Verbs and the Verb

A little knowledge about something can cause a lot of unnecessary confusion, and when the subject is a complex one, as grammar certainly is, we are often impatient in being presented with yet another term making yet another, finer distinction. Not having that little bit more of knowledge, though, can mean the difference between somewhat understanding a subject, which is where frustration is born, and understanding it inside and out. And when we have the right conceptual tool, there can be a distinct pleasure in finally seeing through what was a mist of confusion.

Consider, for example, what difficulty arises if we just ask what the verb is of this workaday sentence: I want to leave soon.
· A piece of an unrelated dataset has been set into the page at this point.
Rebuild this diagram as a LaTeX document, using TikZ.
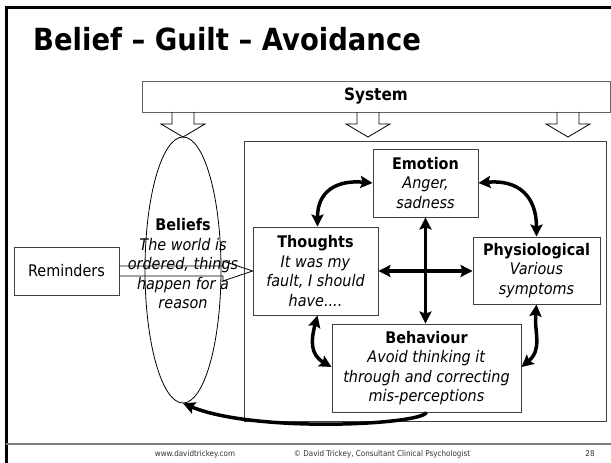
\documentclass[tikz,border=0pt]{standalone}
\usepackage{fontspec}
\setmainfont{DejaVu Sans}[FakeStretch=0.9]
\usetikzlibrary{arrows.meta,shapes.geometric}

\definecolor{boxline}{RGB}{64,64,64}
\definecolor{sysline}{RGB}{100,100,100}
\definecolor{footgray}{RGB}{128,128,128}
\definecolor{foottext}{RGB}{50,50,50}

\tikzset{
  body/.style={font=\fontsize{16}{19.5}\selectfont},
  panel/.style={body, draw=boxline, line width=0.9pt, fill=white, align=center, inner sep=0pt},
  blockarrow/.style={draw=black, line width=0.8pt, line join=miter},
  link/.style={line width=3.5pt, {Stealth[length=12pt,width=12pt,inset=2pt]}-{Stealth[length=12pt,width=12pt,inset=2pt]}},
  onelink/.style={line width=3.5pt, -{Stealth[length=12pt,width=12pt,inset=2pt]}},
  footer/.style={font=\fontsize{8}{9}\selectfont, text=foottext, inner sep=0pt},
}

\begin{document}
\begin{tikzpicture}[x=1pt, y=1pt]
\useasboundingbox (0,0) rectangle (611,463);
\fill[white] (0,0) rectangle (611,463);

% slide frame and footer rule
\draw[line width=3pt] (6,-5) -- (6,455) -- (620,455);
\draw[footgray, line width=1.8pt] (6,19) -- (620,19);

% title
\node[anchor=base west, inner sep=0pt, font=\fontsize{30.5}{36}\selectfont\bfseries] (title) at (33,412) {Belief – Guilt – Avoidance};

% system bar
\node[panel, draw=sysline, minimum width=468, minimum height=31, font=\fontsize{17}{20}\selectfont\bfseries] (sys) at (376,366.5) {System};

% block arrows from the system bar
\foreach \c in {183,368,568}
  \draw[blockarrow] ({\c-11},351) -- ({\c-11},339) -- ({\c-22},339) -- (\c,326) -- ({\c+22},339) -- ({\c+11},339) -- ({\c+11},351);

% frame round the cycle
\draw[boxline, line width=0.9pt] (244,42) rectangle (606,322);

% beliefs ellipse
\node[ellipse, draw, line width=0.8pt, minimum width=76, minimum height=266, inner sep=0pt] (bel) at (183,193) {};

% cycle boxes
\node[panel, minimum width=105, minimum height=68] (emo) at (425.5,280)
  {\textbf{Emotion}\\\textit{Anger,}\\\textit{sadness}};
\node[panel, minimum width=125, minimum height=88] (tho) at (315.5,192)
  {\textbf{Thoughts}\\\textit{It was my}\\\textit{fault, I should}\\\textit{have....}};
\node[panel, minimum width=127, minimum height=67] (phy) at (536.5,192.5)
  {\textbf{Physiological}\\\textit{Various}\\\textit{symptoms}};
\node[panel, minimum width=189, minimum height=88] (beh) at (426.5,95)
  {\textbf{Behaviour}\\\textit{Avoid thinking it}\\\textit{through and correcting}\\\textit{mis-perceptions}};
\node[panel, minimum width=105, minimum height=48] (rem) at (66.5,192) {Reminders};

% reminders block arrow into thoughts
\draw[blockarrow] ([yshift=5]rem.east) -- (223,197) -- (223,202) -- (tho.west)
  -- (223,182) -- (223,187) -- ([yshift=-5]rem.east);

% beliefs text over the ellipse
\node[body, align=center, inner sep=0pt] (beltxt) at (183,199)
  {\textbf{Beliefs}\\\textit{The world is}\\\textit{ordered, things}\\\textit{happen for a}\\\textit{reason}};

% links between the cycle boxes
\draw[link] (emo.west) to[out=175, in=90, looseness=1.3] ([xshift=2]tho.north);
\draw[link] (emo.east) to[out=5, in=90, looseness=1.3] (phy.north);
\draw[link] ([xshift=2]tho.south) to[out=-105, in=150, looseness=1.2] ([yshift=1]beh.west);
\draw[link] ([yshift=1]beh.east) to[out=40, in=-95, looseness=1.1] (phy.south);
\draw[link] (emo.south) -- (emo.south |- beh.north);
\draw[link] (tho.east) -- (tho.east -| phy.west);

% behaviour feeds back to beliefs
\draw[onelink] (beh.south) .. controls (420,38) and (255,30) .. (bel.south);

% footer
\node[footer, anchor=base] (web) at (195,6) {www.davidtrickey.com};
\node[footer, anchor=base] (copy) at (382,6) {© David Trickey, Consultant Clinical Psychologist};
\node[footer, anchor=base] (page) at (590,6) {28};
\end{tikzpicture}
\end{document}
That simple question does not have so simple an answer if our analytical toolkit includes only the definition that a verb is an action word. With that simplistic mantra in mind, we are more likely than not to say that leave is the verb, because getting up and going (something you might even be wishing to do right now) is clearly a real action. We wouldn’t be wrong in saying so, but we wouldn’t be entirely right, either—whereupon we come upon a confusion that need not be. With only the dull knife definition that a verb is an action word in hand, we can’t cut much in a sentence even as simple as this one.

Now it is true to say, of course, that verbs indicate action, but what about the word want in our sentence? Is not feeling the need for something an action too, even if that action is underway only in our mind? Certainly so, which means that we can be served well in grammatical analysis by the distinction that actions can be both external and internal. Something acts when it moves, when it changes, and though we might pride ourselves in believing we are always as constant as the northern star, all the incessant change we see in the world is going on in our mind as well, being in one mood now, for example, and another mood later. With the distinction, then, between physical action and mental action, we realize that the simple sentence I want to leave soon has two verbs: want and leave.

To settle with that as an answer, though, would be to settle with an ever wriggling riddle, for how can a clause, which is the combination of a subject and verb, have two verbs? Very easily and often, in fact, and we can solve the riddle and slip the knot when we learn that grammar makes a distinction between a finite and infinite verb. The word finite means specific, and so a finite verb is one that specifies person and tense (among a few other things that need not concern us here). The finite verb of a sentence is the one that works with a subject, the one that carries the primary meaning and around which the rest of the sentence is built. In the sentence I want to leave soon, the verb want works with the subject I, and is therefore the finite verb of the sentence.

When we are under the task, then, of finding the verb of a sentence, what we’re really looking for is the finite verb, not simply any word that expresses action, external or internal. And that little bit more of knowledge, that sharper conceptual tool of a finite verb, makes for a finer distinction that can clear the way through the apparent difficulty of coming up with two verbs in a sentence. This then puts us in a position to understand that the other verb in our sentence, leave, is not a finite verb, for it does not specify a subject and convey the central meaning: I am not leaving, I am wanting. The verb leave, then, is an infinite verb, or what is called an infinitive; it expresses action, certainly, but not the central action that is gearing up the meaning of the sentence. What I want is what the sentence is really about, and what I want is to leave, an infinitive verb that is the object of the finite verb want.

Thus it is that the one-step-further distinction between a finite and infinite verb can loosen apart a bedeviling grammatical question, even one as apparently simple as asking what the verb of a sentence is. All this can be an occasion to remember that stopping short is where the real problem often lies, and with a few finer conceptual tools, what looked like a problem clears away before our sharper analytical eyes.